Inspection is easier when the materials are right to begin with. We use OEM-quality glass selected to match the Aveo's original windshield, including features your specific car may have such as a tint band along the top, an antenna element, or a mounting area for a rain sensor or mirror. Glass that matches the original spec fits the opening cleanly, supports proper molding seating, and gives you the clear, low-distortion view you expect. When the right glass meets a careful bead of urethane and an unhurried install, the perimeter looks tidy, the wipers sweep clean, and the view is crisp — exactly the things your inspection is checking for.

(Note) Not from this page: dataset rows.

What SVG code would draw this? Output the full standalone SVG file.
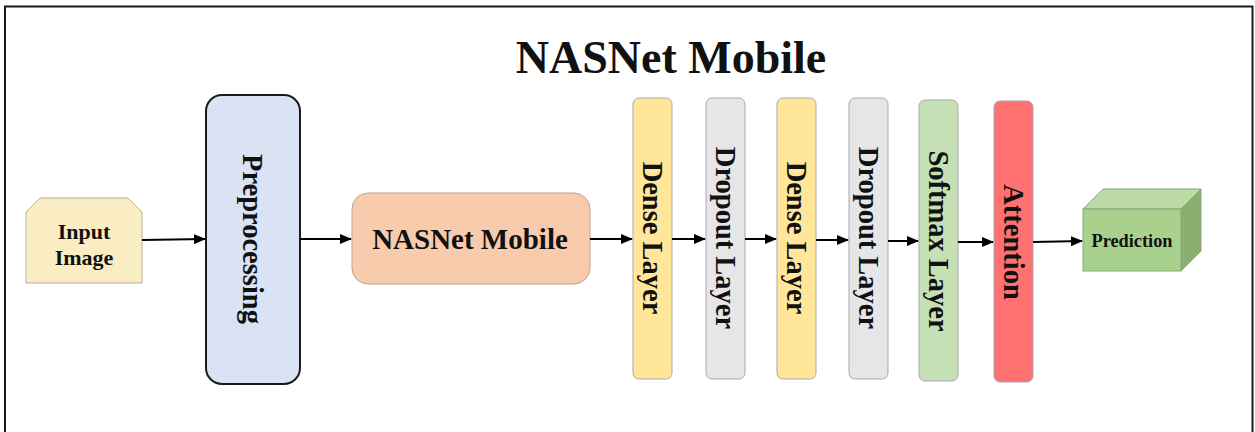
<svg xmlns="http://www.w3.org/2000/svg" width="1255" height="432" viewBox="0 0 1255 432">
  <style>
    .lbl { font-family: "Liberation Serif", "Times New Roman", serif; font-weight: bold; fill: #111; text-anchor: middle; }
    .vt { font-size: 28.5px; dominant-baseline: central; }
    .layer { stroke: #a7a9b3; stroke-width: 1; }
    .conn { stroke: #000; stroke-width: 2; fill: none; marker-end: url(#arrow); }
  </style>
  <defs>
    <marker id="arrow" markerWidth="12" markerHeight="10" refX="11" refY="5" orient="auto" markerUnits="userSpaceOnUse">
      <path d="M0,0 L12,5 L0,10 Z" fill="#000"/>
    </marker>
  </defs>

  <rect x="0" y="0" width="1255" height="432" fill="#fff"/>
  <!-- outer frame, open at the bottom -->
  <path d="M5,440 V6.5 H1252.5 V440" fill="none" stroke="#1a1a1a" stroke-width="2"/>

  <text class="lbl" x="671" y="73" font-size="46">NASNet Mobile</text>

  <g id="input-image">
    <path d="M26,212 L40,198 L128,198 L142,212 L142,283 L26,283 Z" fill="#FBEDC3" stroke="#b5b0a0" stroke-width="1"/>
    <text class="lbl" x="84" y="239" font-size="22">Input</text>
    <text class="lbl" x="84" y="265" font-size="22">Image</text>
  </g>

  <g id="preprocessing">
    <rect x="206" y="95" width="94" height="289" rx="16" fill="#DAE3F3" stroke="#1a1a1a" stroke-width="2"/>
    <text class="lbl vt" transform="translate(252,239) rotate(90)">Preprocessing</text>
  </g>

  <g id="nasnet-mobile">
    <rect x="352" y="193" width="238" height="91" rx="16" fill="#F8CBAD" stroke="#b9a595" stroke-width="1"/>
    <text class="lbl" x="470" y="249" font-size="29">NASNet Mobile</text>
  </g>

  <g id="dense-1">
    <rect class="layer" x="633" y="98" width="39" height="281" rx="6" fill="#FFE699"/>
    <text class="lbl vt" transform="translate(652.5,238) rotate(90)">Dense Layer</text>
  </g>

  <g id="dropout-1">
    <rect class="layer" x="706" y="98" width="39" height="281" rx="6" fill="#E6E6E8"/>
    <text class="lbl vt" transform="translate(725.5,238) rotate(90)">Dropout Layer</text>
  </g>

  <g id="dense-2">
    <rect class="layer" x="777" y="98" width="39" height="281" rx="6" fill="#FFE699"/>
    <text class="lbl vt" transform="translate(796.5,238) rotate(90)">Dense Layer</text>
  </g>

  <g id="dropout-2">
    <rect class="layer" x="849" y="98" width="39" height="281" rx="6" fill="#E6E6E8"/>
    <text class="lbl vt" transform="translate(868.5,238) rotate(90)">Dropout Layer</text>
  </g>

  <g id="softmax">
    <rect class="layer" x="919" y="100" width="39" height="281" rx="6" fill="#C5E0B4"/>
    <text class="lbl vt" transform="translate(938.5,241) rotate(90)">Softmax Layer</text>
  </g>

  <g id="attention">
    <rect class="layer" x="994" y="101" width="39" height="281" rx="6" fill="#FF7170"/>
    <text class="lbl vt" transform="translate(1013.5,242) rotate(90)">Attention</text>
  </g>

  <g id="prediction">
    <path d="M1083,209 L1103,189 L1201,189 L1181,209 Z" fill="#BCDBA6" stroke="#8da57f" stroke-width="1"/>
    <path d="M1181,209 L1201,189 L1201,251 L1181,271 Z" fill="#8AAE6E" stroke="#8da57f" stroke-width="1"/>
    <rect x="1083" y="209" width="98" height="62" fill="#A9D18E" stroke="#8da57f" stroke-width="1"/>
    <text class="lbl" x="1132" y="247" font-size="18.3">Prediction</text>
  </g>

  <g id="connectors">
    <line class="conn" x1="142" y1="240" x2="205" y2="239"/>
    <line class="conn" x1="300" y1="239" x2="351" y2="239"/>
    <line class="conn" x1="590" y1="239" x2="632" y2="239"/>
    <line class="conn" x1="672" y1="239" x2="705" y2="239"/>
    <line class="conn" x1="745" y1="239" x2="776" y2="239"/>
    <line class="conn" x1="816" y1="240" x2="848" y2="240"/>
    <line class="conn" x1="888" y1="241" x2="918" y2="241"/>
    <line class="conn" x1="958" y1="242" x2="993" y2="242"/>
    <line class="conn" x1="1033" y1="242" x2="1082" y2="241"/>
  </g>
</svg>
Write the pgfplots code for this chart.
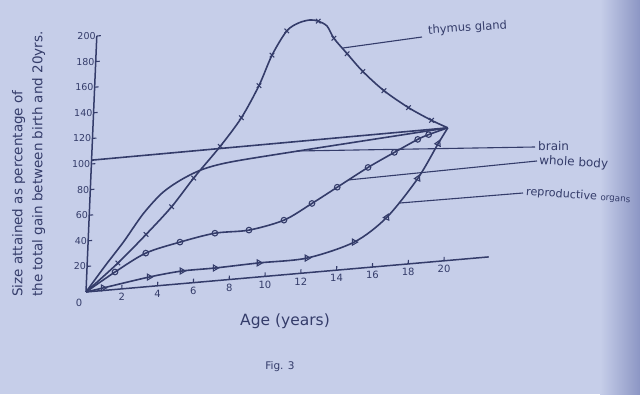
\documentclass[border=0pt]{standalone}
\usepackage{pgfplots}
\pgfplotsset{compat=1.18}
\usepackage{fontspec}
\setmainfont{DejaVu Sans}
\definecolor{paper}{RGB}{198,206,233}
\definecolor{ink}{RGB}{52,60,106}
\definecolor{shadow}{RGB}{140,150,196}

\pgfplotstableread{
a v
0 0
1.72 20.5
3.23 41
4.6 61
5.77 82
7.18 105
8.3 126
9.21 150
9.87 173
10.64 191
11.3 196.5
11.93 198
12.38 196.5
12.89 192
13.3 182
14.08 169
15.0 154
16.23 137.5
17.65 122.5
18.97 111
19.9 104
}\thymusline
\pgfplotstableread{
a v
1.72 20.5
3.23 41
4.6 61
5.77 82
7.18 105
8.3 126
9.21 150
9.87 173
10.64 191
12.38 196.5
13.3 182
14.08 169
15.0 154
16.23 137.5
17.65 122.5
18.97 111
}\thymusmarks
\pgfplotstableread{
a v
0 0
1.58 13.7
3.26 26.4
5.15 32.7
7.09 37.3
8.99 37.4
10.93 42.8
12.46 54
13.84 65
15.52 78.4
16.96 88.4
18.24 97
18.84 100
19.9 104
}\bodyline
\pgfplotstableread{
a v
1.58 13.7
3.26 26.4
5.15 32.7
7.09 37.3
8.99 37.4
10.93 42.8
12.46 54
13.84 65
15.52 78.4
16.96 88.4
18.24 97
18.84 100
}\bodymarks
\pgfplotstableread{
a v
0 0
0.95 2
3.5 7.4
5.33 9.9
7.18 10
9.63 11
12.31 11.5
14.92 20.8
16.69 38
18.34 66.5
19.4 92.4
19.9 104
}\reproline
\pgfplotstableread{
a v
0.95 2
3.5 7.4
5.33 9.9
7.18 10
9.63 11
12.31 11.5
14.92 20.8
}\repromarksA
\pgfplotstableread{
a v
16.69 38
18.34 66.5
19.4 92.4
}\repromarksB
\pgfplotstableread{
a v
0 0
1 19
2 37
3 57
4 72
5 81
6.2 88
7.77 92
11.5 96
19.9 104
}\brainline

\begin{document}
\begin{tikzpicture}[x=1pt,y=1pt,color=ink]
\path[use as bounding box] (0,0) rectangle (640,394);
\fill[paper] (0,0) rectangle (640,394);
\shade[left color=paper, right color=shadow] (600,0) rectangle (640,394);
\begin{axis}[
  anchor=origin, at={(86pt,102pt)},
  x={(17.9pt,1.56pt)}, y={(0.054pt,1.28pt)},
  xmin=0, xmax=22.5, ymin=0, ymax=200,
  axis x line=bottom, axis y line=left,
  axis line style={ink, line width=1.5pt, -},
  xtick={2,4,...,20}, ytick={20,40,...,200},
  tick align=inside, major tick length=4pt,
  tick style={ink, line width=1.1pt},
  xticklabel style={font=\fontsize{10}{12}\selectfont, text=ink, anchor=north, yshift=-1pt},
  yticklabel style={font=\fontsize{9.5}{12}\selectfont, text=ink, anchor=east, inner sep=1pt},
  /pgf/number format/assume math mode=true,
  clip=false,
  every axis plot/.append style={ink, line width=1.6pt},
]
\addplot[no marks] coordinates {(0,103) (19.9,104)};
\addplot[smooth, no marks] table[x=a,y=v] {\brainline};
\addplot[smooth, no marks] table[x=a,y=v] {\thymusline};
\addplot[only marks, mark=x, mark size=3.2pt, mark options={line width=1.1pt}] table[x=a,y=v] {\thymusmarks};
\addplot[smooth, no marks] table[x=a,y=v] {\bodyline};
\addplot[only marks, mark=o, mark size=2.8pt, mark options={line width=1.1pt}] table[x=a,y=v] {\bodymarks};
\addplot[smooth, no marks] table[x=a,y=v] {\reproline};
\addplot[only marks, mark=triangle, mark size=3.4pt, mark options={line width=1.1pt, rotate=-90}] table[x=a,y=v] {\repromarksA};
\addplot[only marks, mark=triangle, mark size=3.4pt, mark options={line width=1.1pt, rotate=-25}] table[x=a,y=v] {\repromarksB};
\end{axis}
% leader lines
\draw[line width=1.1pt] (343,346) -- (422,357);
\draw[line width=1.1pt] (297,243) -- (535,247);
\draw[line width=1.1pt] (348,214) -- (537,233);
\draw[line width=1.1pt] (400,191) -- (523,201);
% labels
\node[anchor=west, rotate=4, inner sep=1pt, font=\fontsize{11.5}{13}\selectfont] at (427,363) {thymus gland};
\node[anchor=west, inner sep=1pt, font=\fontsize{12}{13}\selectfont] at (537,248) {brain};
\node[anchor=west, rotate=-3, inner sep=1pt, font=\fontsize{12}{13}\selectfont] at (538,233) {whole body};
\node[anchor=west, rotate=-4, inner sep=1pt, font=\fontsize{11.2}{13}\selectfont] at (525,202) {reproductive {\fontsize{8.8}{10}\selectfont organs}};
\node[font=\fontsize{10}{12}\selectfont] at (79,91) {0};
\node[rotate=90, anchor=north west, align=left, inner sep=0pt, font=\fontsize{13.5}{20}\selectfont] at (12,97) {Size attained as percentage of\\the total gain between birth and 20yrs.};
\node[font=\fontsize{15.5}{18}\selectfont] at (285,73) {Age (years)};
\node[font=\fontsize{10.5}{12}\selectfont] at (280,27) {Fig. 3};
\end{tikzpicture}
\end{document}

Scheduling, Insurance, and Peace of Mind

If your inspection turns up something, or if you simply want the job done somewhere you can watch it happen, our mobile teams come to your home, workplace, or roadside across Arizona and Florida, with next-day appointments available when the schedule allows. We also make the insurance side easy: we work directly with your insurer and take care of the glass-related paperwork so you can focus on getting your Aveo back to clear, safe driving. Many drivers find their comprehensive coverage applies to glass work, and Florida drivers in particular may benefit from the state's no-deductible windshield provision — we are glad to help you understand how your coverage fits.

Build the Inspection Into Your Routine

Make the walk-around a habit, not an afterthought. Look at the edges, sweep the wipers, check your sightline, and trust what you see. A great installation will pass every one of these checks, and the few minutes you spend confirming it is the surest way to drive off knowing your Chevrolet Aveo's windshield was done right.